Amaranth Advisors managed to sell all its loan assets without causing a ripple in the market, according to dealers. The paper, that moved through all the major dealers, has already been placed with institutional buyers. Traders said the fact the hedge fund was able to sell a large amount of loans without causing much disruption is a testament to the liquidity in the loan market, which historically has not been considered very liquid on a comparative basis. The Conn.-based hedge fund sold the assets after announcing $6 billion in losses stemming from natural gas futures trades.
The size of Amaranth's loan portfolio could not be determined, but a trader said the hedge fund was also not a big player in any one name. The hedge fund was able to shift the loans a mix of distressed and par paper without selling at much of a discount. "There is tons of liquidity. Because they had liquid positions and the loans were good, they were able to sell out easily," said a trader.
A trader who said he sold two large blocks of Amaranth's distressed paper, said the hedge fund barely moved the market when it offloaded its loan assets. "It shows how strong the market is," he said. "It is partly because the stock market is doing well. Except for the autos, there is a strong background for credit right now."
Dealers acknowledged the professionalism with which the fund sold the loans without moving the market. "They did do an efficient job of not disrupting the market," said a trader. What helped lessen the impact was the fact the fund starting selling paper one week before news came out about its troubles. This lessened the panic that could have arisen if the market was caught by surprise.
The trader pointed out how this stands in stark contrast to the chaos that ensued when Refco Group collapsed in October last year.
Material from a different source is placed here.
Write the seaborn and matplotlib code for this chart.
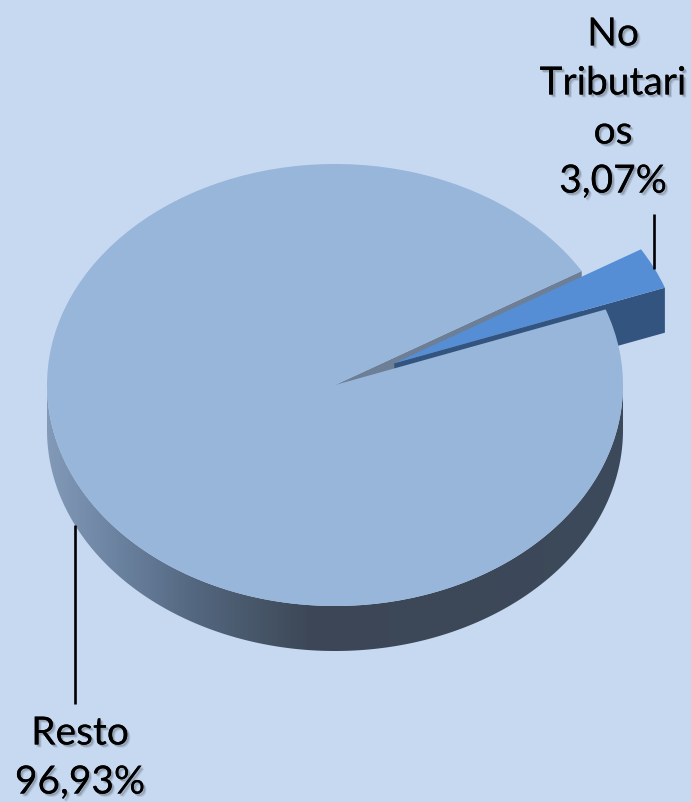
import numpy as np
import matplotlib
matplotlib.use("Agg")
import matplotlib.pyplot as plt
import matplotlib.patheffects as pe
from matplotlib.colors import LinearSegmentedColormap
from matplotlib.patches import Polygon
from matplotlib.transforms import Affine2D
import seaborn as sns

categories = ["No\nTributari\nos", "Resto"]
values = [3.07, 96.93]

BG = "#c6d9f1"
TOP_COLORS = sns.color_palette(["#558ed5", "#98b5da"])
W, H = 691, 802
CX, CY, RX, RY, DEPTH_PX = 335, 385, 288, 221, 45

sns.set_theme(style="white")
plt.rcParams["font.family"] = ["Lato", "DejaVu Sans"]

fig = plt.figure(figsize=(W / 100, H / 100), dpi=100, facecolor=BG)
ax = fig.add_axes([0, 0, 1, 1], facecolor=BG)

wedges, _ = ax.pie(values, colors=TOP_COLORS, startangle=20, counterclock=True,
                   explode=[0.228, 0], radius=1, wedgeprops={"linewidth": 0})
ax.set_aspect("auto")
ax.set_xlim(-CX / RX, (W - CX) / RX)
ax.set_ylim((CY - H) / RY, CY / RY)
ax.axis("off")
depth = DEPTH_PX / RY

slice_w, main_w = wedges
slice_w.set_zorder(5)
main_w.set_zorder(4)


def polar(center, angle):
    a = np.radians(angle)
    return center[0] + np.cos(a), center[1] + np.sin(a)


# cut face of the main pie, seen through the notch
mc = main_w.center
ox, oy = polar(mc, slice_w.theta2)
ax.add_patch(Polygon([mc, (ox, oy), (ox, oy - depth), (mc[0], mc[1] - depth)],
                     fc="#6c7f97", ec="none", zorder=1))

# lower radial wall of the exploded slice
sc = slice_w.center
ox, oy = polar(sc, slice_w.theta1)
ax.add_patch(Polygon([sc, (ox, oy), (ox, oy - depth), (sc[0], sc[1] - depth)],
                     fc="#33547f", ec="none", zorder=2))

# rim of the main pie with a horizontal gradient
t = np.linspace(np.pi, 2 * np.pi, 300)
xr = np.cos(t)
rim = np.vstack([np.column_stack([xr, np.sin(t)]),
                 np.column_stack([xr, np.sin(t) - depth])[::-1]])
rim_patch = Polygon(rim, fc="none", ec="none", transform=ax.transData)
ax.add_patch(rim_patch)
cmap = LinearSegmentedColormap.from_list(
    "rim", [(0.0, "#829ab8"), (0.10, "#6f87a5"), (0.26, "#53667f"),
            (0.375, "#465566"), (0.46, "#3c4656"), (1.0, "#3c4a5b")])
img = ax.imshow(np.linspace(0, 1, 512)[None, :], cmap=cmap, aspect="auto",
                extent=(-1, 1, -1 - depth, depth), zorder=3)
img.set_clip_path(rim_patch)
ax.set_xlim(-CX / RX, (W - CX) / RX)
ax.set_ylim((CY - H) / RY, CY / RY)

# labels and leader lines, positioned in reference pixels
px = Affine2D().scale(1, -1).translate(0, H)
shadow = [pe.withSimplePatchShadow(offset=(2.2, -2.2), shadow_rgbFace="#000000", alpha=0.10),
          pe.withSimplePatchShadow(offset=(1.4, -1.4), shadow_rgbFace="#000000", alpha=0.18)]


def pct(v):
    return f"{v:.2f}".replace(".", ",") + "%"


ax.text(613, 108, f"{categories[0]}\n{pct(values[0])}", transform=px, ha="center", va="center",
        fontsize=28, color="black", linespacing=1.45, zorder=7, path_effects=shadow)
ax.text(80, 758, f"{categories[1]}\n{pct(values[1])}", transform=px, ha="center", va="center",
        fontsize=28, color="black", linespacing=1.45, zorder=7, path_effects=shadow)
ax.plot([654, 654], [214, 269], transform=px, color="black", lw=1.9, zorder=6, solid_capstyle="butt")
ax.plot([75, 75], [525, 704], transform=px, color="black", lw=1.9, zorder=6, solid_capstyle="butt")

fig.savefig("out.png", dpi=100, facecolor=BG)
Refco's bank debt and bonds plunged after the firm's CEO, Phillip Bennett, was suspended from the firm under allegations of fraud (CIN, 10/14/05). Its bonds fell more than 40 points to 27-28, while its bank debt fell 33 points to 75. "There was a much bigger panic with Refco. The selling here is much more orderly," said the trader.
The firm also sold its bond investments, although its exposure to that market is much smaller than in the loan market, said a dealer. "It took them 5 to 10 minutes to sell the bonds," he said.
Amaranth sold its assets after energy trader Brian Hunter lost billions by misgauging the natural gas futures market. JPMorgan and Citadel Investment Group have reportedly bought the firm's energy portfolio to forestall a closure of the fund. Additionally, Citigroup is reportedly looking to buy at least a stake in the firm. An Amaranth official did not return a call.